> [Problem statement]: Identify each line below containing the string "size" and copy it.

> [Data block]:
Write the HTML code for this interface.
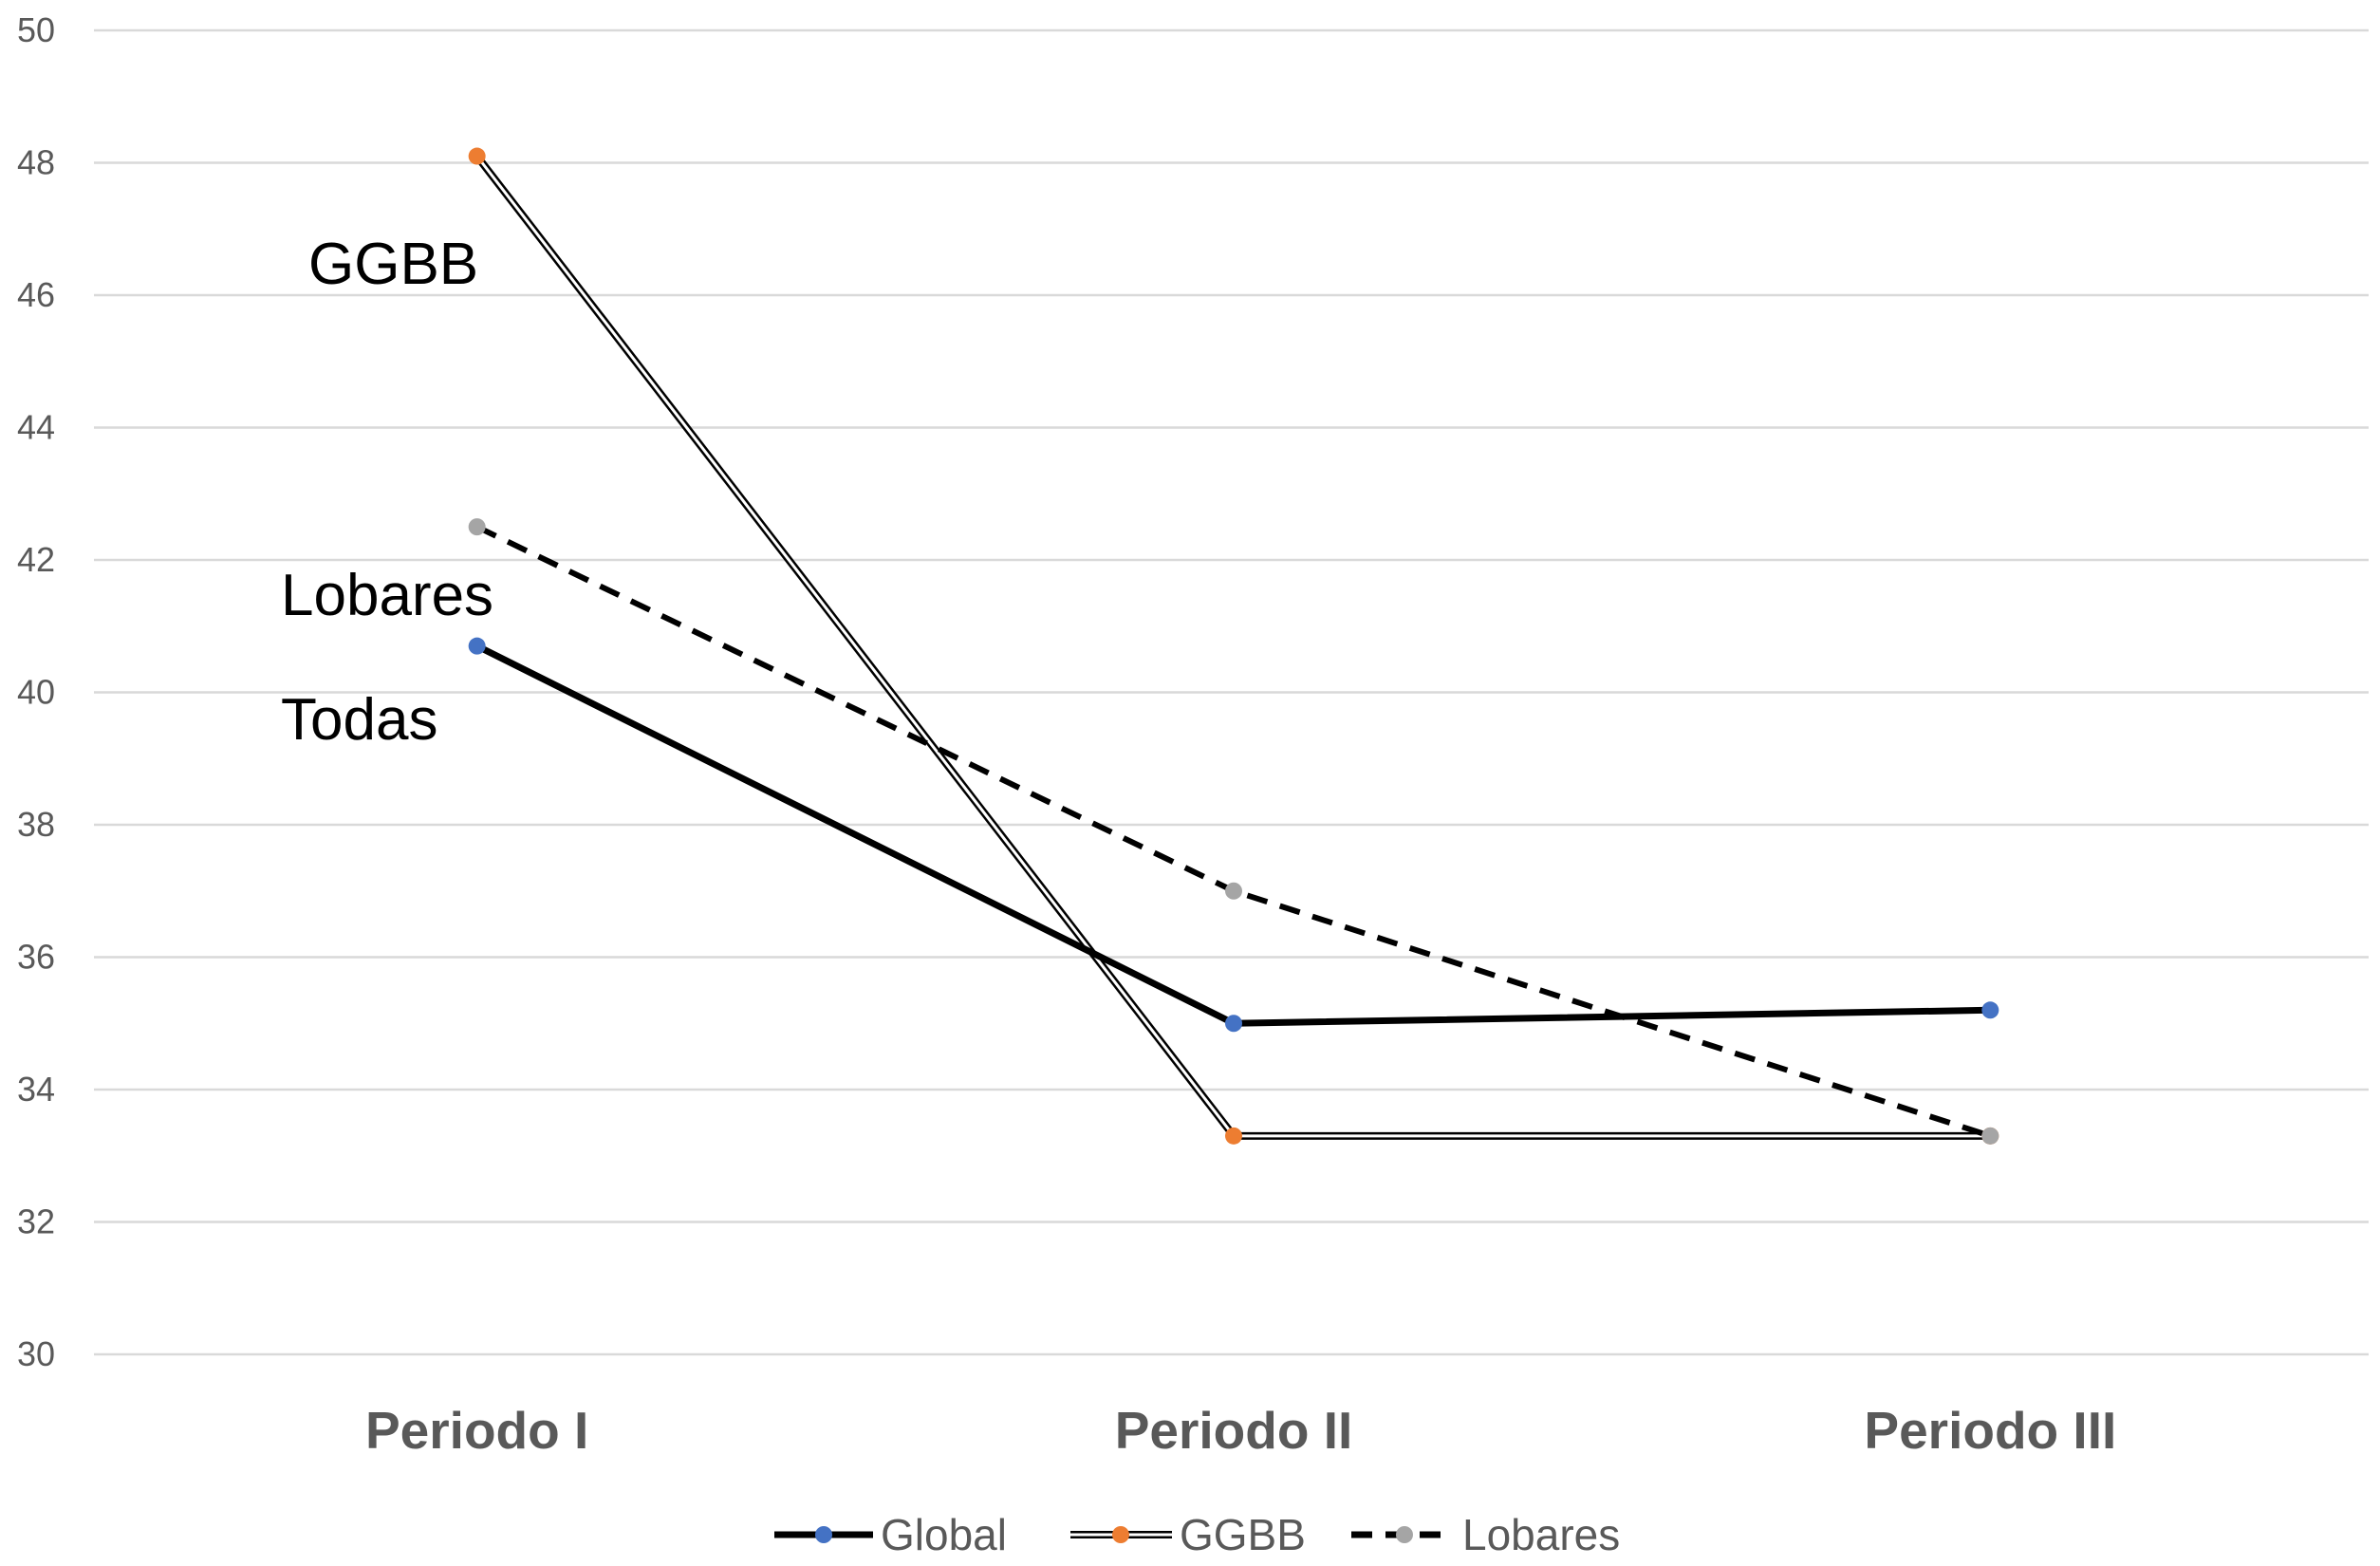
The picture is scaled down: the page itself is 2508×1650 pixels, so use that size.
<!DOCTYPE html>
<html><head><meta charset="utf-8"><style>
html,body{margin:0;padding:0;background:#fff;}
svg{display:block;font-family:"Liberation Sans",sans-serif;}
</style></head><body>
<svg id="chart" width="2508" height="1650" viewBox="0 0 2508 1650" xmlns="http://www.w3.org/2000/svg">
<g id="grid"></g>
<g id="ylabels"></g>
<g id="xlabels"></g>
<g id="series"></g>
<g font-size="62" fill="#000">
<text x="325" y="299">GGBB</text>
<text x="296" y="648">Lobares</text>
<text x="296" y="779">Todas</text>
</g>
<g font-size="46" fill="#595959">
<g>
<line x1="816" y1="1617" x2="920" y2="1617" stroke="#000" stroke-width="7"/>
<circle cx="868" cy="1617" r="9" fill="#4472C4"/>
<text x="928" y="1633">Global</text></g>
<g>
<line x1="1128" y1="1617" x2="1235" y2="1617" stroke="#000" stroke-width="8"/>
<line x1="1128" y1="1617" x2="1235" y2="1617" stroke="#fff" stroke-width="3"/>
<circle cx="1181" cy="1617" r="9" fill="#ED7D31"/>
<text x="1243" y="1633">GGBB</text></g>
<g>
<line x1="1424" y1="1617" x2="1528" y2="1617" stroke="#000" stroke-width="7" stroke-dasharray="22,14"/>
<circle cx="1480" cy="1617" r="9" fill="#A5A5A5"/>
<text x="1541" y="1633">Lobares</text></g>
</g>
</svg>
<script>
const categories = ["Periodo I","Periodo II","Periodo III"];
const globalValues = [40.7, 35.0, 35.2];
const ggbbValues = [48.1, 33.3, 33.3];
const lobaresValues = [42.5, 37.0, 33.3];
const yTicks = [30,32,34,36,38,40,42,44,46,48,50];

const NS="http://www.w3.org/2000/svg";
const plotL=104,plotR=2496,plotT=32,plotB=1427,yMin=30,yMax=50;
const xs=i=>plotL+(plotR-plotL)/categories.length*(i+0.5);
const ys=v=>plotB-(v-yMin)/(yMax-yMin)*(plotB-plotT);
function mk(tag,attrs,parent){const e=document.createElementNS(NS,tag);for(const k in attrs)e.setAttribute(k,attrs[k]);parent.appendChild(e);return e;}
const grid=document.getElementById('grid'),yl=document.getElementById('ylabels'),xl=document.getElementById('xlabels'),ser=document.getElementById('series');
yTicks.forEach(t=>{
  const l=mk('line',{x1:99,x2:plotR,y1:ys(t),y2:ys(t),stroke:'#d9d9d9','stroke-width':2.5},grid);
  
  
  const tx=mk('text',{x:58,y:ys(t)+12,'text-anchor':'end','font-size':36,fill:'#595959'},yl);
  tx.textContent=t;
  
  
});
categories.forEach((c,i)=>{
  const tx=mk('text',{x:xs(i),y:1526,'text-anchor':'middle','font-size':55,'font-weight':'bold',fill:'#595959'},xl);
  tx.textContent=c;
  
  
});
function pts(vals){return vals.map((v,i)=>xs(i)+','+ys(v)).join(' ');}
function drawSeries(name,vals,color,styles){
  const g=mk('g',{},ser);
  
  
  styles.forEach(s=>{const p=mk('polyline',Object.assign({points:pts(vals),fill:'none','stroke-linejoin':'round'},s),g);
    
    });
  vals.forEach((v,i)=>{const c=mk('circle',{cx:xs(i),cy:ys(v),r:9,fill:color},g);
    
    });
}
drawSeries('ggbb',ggbbValues,'#ED7D31',[{stroke:'#000','stroke-width':8},{stroke:'#fff','stroke-width':3}]);
drawSeries('lobares',lobaresValues,'#A5A5A5',[{stroke:'#000','stroke-width':6,'stroke-dasharray':'22,14'}]);
drawSeries('global',globalValues,'#4472C4',[{stroke:'#000','stroke-width':7}]);
</script>
</body></html>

> [Output below]:
The picture is scaled down: the page itself is 2508×1650 pixels, so use that size.
<g font-size="62" fill="#000">
<g font-size="46" fill="#595959">
  const tx=mk('text',{x:58,y:ys(t)+12,'text-anchor':'end','font-size':36,fill:'#595959'},yl);
  const tx=mk('text',{x:xs(i),y:1526,'text-anchor':'middle','font-size':55,'font-weight':'bold',fill:'#595959'},xl);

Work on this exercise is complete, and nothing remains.